ArtSeen
The World Out There
I’m easy. I can be lured away by beauty, incongruity, formal rigor, brilliant execution, prescient wit, the elegant solution, the titillating thrill of art. But from the start, my heart has belonged to art that asks the big human questions about what it means to live in this world and to die of it. This turns out to be a startlingly capacious category. Think Jasper Johns, or, for that matter, Barnett Newman.
My job description as an art critic, as I see it, is professional interpreter. I translate the language of the eye into words with the capacity to weigh, parse, describe, contextualize, make connections, and bear witness to the inchoate and evanescent. All this was a lot easier in the days when the crafty world of Jasper Johns, however cryptic, could be approached by hard looking, researching what he wrote and what he read, and drawing on shared experiences of place and culture. Particularly culture.
Remember, way back before the turn of the ’80s, when the culture we all shared in our circumscribed art world was European in origin, American in realization, Modernist in its roots, and Post-Modernist in its irony and disaffection? For a while such short-hand knowledge seemed sufficient, even when applied to the art from the margins of our society which we began to notice with the Decade Show that overflowed the Studio Museum, the Museum of Contemporary Hispanic Art, and the New Museum in 1990. But it wasn’t enough, not then and certainly not now.

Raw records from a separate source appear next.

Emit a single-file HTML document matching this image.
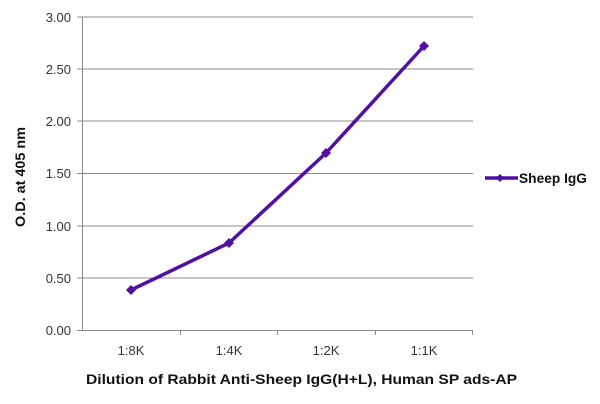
<!DOCTYPE html>
<html><head><style>body{margin:0;background:#fff}svg{display:block}</style></head><body>
<svg width="600" height="404" xmlns="http://www.w3.org/2000/svg" font-family="Liberation Sans, sans-serif">
<g stroke="#8c8c8c" stroke-width="1">
<line x1="82" y1="17" x2="473" y2="17"/><line x1="82" y1="69" x2="473" y2="69"/>
<line x1="82" y1="121" x2="473" y2="121"/><line x1="82" y1="173.5" x2="473" y2="173.5"/>
<line x1="82" y1="226" x2="473" y2="226"/><line x1="82" y1="278" x2="473" y2="278"/>
<line x1="82" y1="330.5" x2="473" y2="330.5"/>
<line x1="82.5" y1="17" x2="82.5" y2="331"/>
<line x1="77" y1="17" x2="82" y2="17"/><line x1="77" y1="69" x2="82" y2="69"/><line x1="77" y1="121" x2="82" y2="121"/><line x1="77" y1="173.5" x2="82" y2="173.5"/><line x1="77" y1="226" x2="82" y2="226"/><line x1="77" y1="278" x2="82" y2="278"/><line x1="77" y1="330.5" x2="82" y2="330.5"/>
<line x1="180.5" y1="330" x2="180.5" y2="335"/><line x1="277.5" y1="330" x2="277.5" y2="335"/><line x1="375.5" y1="330" x2="375.5" y2="335"/><line x1="472.5" y1="330" x2="472.5" y2="335"/>
</g>
<g font-size="13" fill="#333" text-anchor="end">
<text x="71" y="22">3.00</text><text x="71" y="74">2.50</text><text x="71" y="126">2.00</text><text x="71" y="178">1.50</text><text x="71" y="231">1.00</text><text x="71" y="283">0.50</text><text x="71" y="335">0.00</text>
</g>
<g font-size="13" fill="#333" text-anchor="middle">
<text x="131" y="355">1:8K</text><text x="229" y="355">1:4K</text><text x="326" y="355">1:2K</text><text x="424" y="355">1:1K</text>
</g>
<text x="86" y="384" font-size="14" font-weight="bold" fill="#111" textLength="431" lengthAdjust="spacingAndGlyphs">Dilution of Rabbit Anti-Sheep IgG(H+L), Human SP ads-AP</text>
<text transform="translate(25,227) rotate(-90)" font-size="14" font-weight="bold" fill="#111" textLength="100" lengthAdjust="spacingAndGlyphs">O.D. at 405 nm</text>
<polyline points="131,290 229,243 326,153 424,46" fill="none" stroke="#5010a4" stroke-width="3.5" stroke-linejoin="round"/>
<g fill="#5010a4">
<path d="M131,285 l5,5 l-5,5 l-5,-5z"/><path d="M229,238 l5,5 l-5,5 l-5,-5z"/><path d="M326,148 l5,5 l-5,5 l-5,-5z"/><path d="M424,41 l5,5 l-5,5 l-5,-5z"/>
<path d="M500,174 l4,4 l-4,4 l-4,-4z"/>
</g>
<line x1="485" y1="178" x2="518" y2="178" stroke="#5010a4" stroke-width="3.5"/>
<text x="519" y="183" font-size="14" font-weight="bold" fill="#111" textLength="68" lengthAdjust="spacingAndGlyphs">Sheep IgG</text>
</svg>
</body></html>
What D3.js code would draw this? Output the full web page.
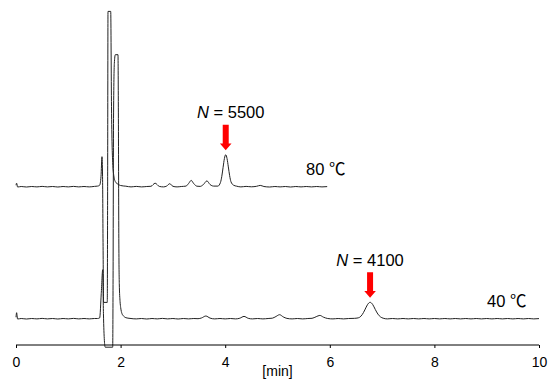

Recent revisionist exhibitions have hammered home just how much we overlooked. Alexandra Munroe’s Third Mind: American Artists Contemplate Asia, 1860 – 1989, at the Guggenheim Museum in 2009 itemized the scope of the Asian influences on American art. Jonathan Katz and David C. Ward delineated the impact of homosexual experience in their 2011 exhibition, “Hide/Seek: Difference and Desire in American Portraiture,” at the National Portrait Gallery.
Blinkered readings simply aren’t up to comprehending, let along explicating, the art from far flung corners of the globe which has been crisscrossing borders since before the turn of the new century. Artists who engage the big questions do so out of their own cultures, their own histories, out of local commentaries on larger discourses. As critics we’re at a real disadvantage here. We start by knowing so little, we’re ignorant of what we don’t know.
Nevertheless, it’s irresponsible to write about the art of El Anatsui, Sanja Ivecovi, Ilya and Emilia Kabakov, William Kentridge, Shirin Neshat, or Walid Raad, to name just a few, without making a concerted effort to get where they come from. This was brought home to me in 1987 in Moscow, where I first encountered Kabakov and his circle: Eric Bulatov, Oleg Vassiliev, Andrey Monastyrsky, Pavel Pepperstein, Igor Makerevich. Their discussions were complex, nuanced, informed, and as foreign to a New Yorker as the lives they led. Their art meant one thing within that discourse, and something entirely simplistically other without its benefit.
Of course the perfume of extraordinary art transcends coherent understanding. Of course, the uninitiated can get the experience—or at least an experience—even in ignorance. It is we critics who have our work cut out for us. Forget about staying home and watching from the window. There’s a whole world out there.